The next stage is to form a list of polygons which represent the cavities
you've filled. Do this by going around all the original vertixes until you
find one marked bad. The cavity is bounded by the last good vertex, the
bad one, any further bad ones adjacent to it, and the next good one.
The point is in the original polygon iff it is in its convex hull and not
in any of its cavities. So if the point is not in the polygon's convex
hull, the answer is no, but if it is then you need to check, recursively,
whether it is in any of its cavities. If it is in at least one of them,
the answer is still no, if it is in none of them, then the answer is yes
(i.e. the point is in the original polygon).
Since the cavities themselves may or may not be convex, your recursion may
need to go more than one level deep.
So there you are. It can be done this way, though it might be easier to
arrange for the vertex list to be generated in the first place as a simple
collection of convex portions, then you wouldn't need to faff around with
all this fun stuff, and could just boringly use the z-component-of-vector-
product algorithm on each of the portions. The answer would be yes iff it
is yes for any of them.
--
I don't know whether there really is a ukol.com.

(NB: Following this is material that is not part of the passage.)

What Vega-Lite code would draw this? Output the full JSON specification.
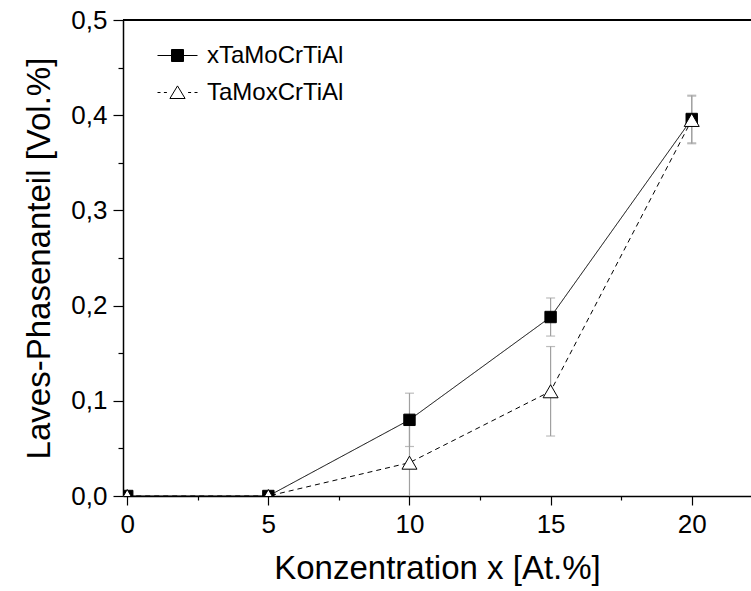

In any case I'm not there, I'm at dcs.ed.ac.uk.
Lynn Killingbeck
Dick Fulton wrote:
>
> I'm looking for a method/algorithm to determine if a given point lies
> inside or outside of a predefined polygon. The point and the polygon
> vertices are latitude/longitude points on the earth's surface. The
> methods that come to mind seem difficult to implement as a computer
> program algorithm, which is what I need to do.
>
>
> Thanks...
>
> --
> Dick Fulton
> Palo Alto, CA
> email: dfu...@dinc.com
This is for a plane, but might give you some ideas.
"Computer Graphics Handbook" by Michael E. Mortenson, has a section on
'Point Containment Test'. If the polygon is convex, the idea is to use
a test-point which is known to be inside the polygon, such as the
midpoint of the X-Y extremes. Compute the signed distance to each edge,
for both your point and the test-point. If the signs are all the same,
then your point is also inside the polygon.
For a non-convex polygon, the idea is to determine the intersection of
any line (say, a horizontal line) through your point with all of the
edges of the polygon; then, pair the ordered intersections. If your
point is within any pair, then it's also within the polygon. I believe
there needs to be additional logic if you're exactly at a vertex, and
for any edge(s) parallel to your reference line.
Anyway, give a look here, or possibly in other standard references for
computer graphics.
By the way, on a sphere, whether or not the point is 'inside' depends,
really, on your viewpoint. For example, the polygon might be regarded
as the 'smaller area' - or, as the 'larger area' - both of which are
bounded by the identical lines.
Lynn Killingbeck
Brian Skinner
dfu...@dinc.com (Dick Fulton) wrote:
> I'm looking for a method/algorithm to determine if a given point lies
> inside or outside of a predefined polygon. The point and the polygon
> vertices are latitude/longitude points on the earth's surface. The
> methods that come to mind seem difficult to implement as a computer
> program algorithm, which is what I need to do.
I had this problem in a computer program over 30 years ago. My memory
is very poor but the basis of my method was something like:
P is the point and A[1], A[2] to A[n] are the vertices of the polygon
(in order). Eliminate the case where P is a vertex by explicit
checking.
Find the (signed) angle between the point and each successive side of
the polygon (using high precision routines) i.e. the angles
A[1]-P-A[2] to A[n]-P-A[1].
Add the angles up. If the answer is zero (with suitable tolerance)
then the point is outside. If the answer is +-2*pi (with suitable
tolerance) then the point is inside.
--
Brian Skinner (br...@brisk.demon.co.uk, http://www.brisk.demon.co.uk)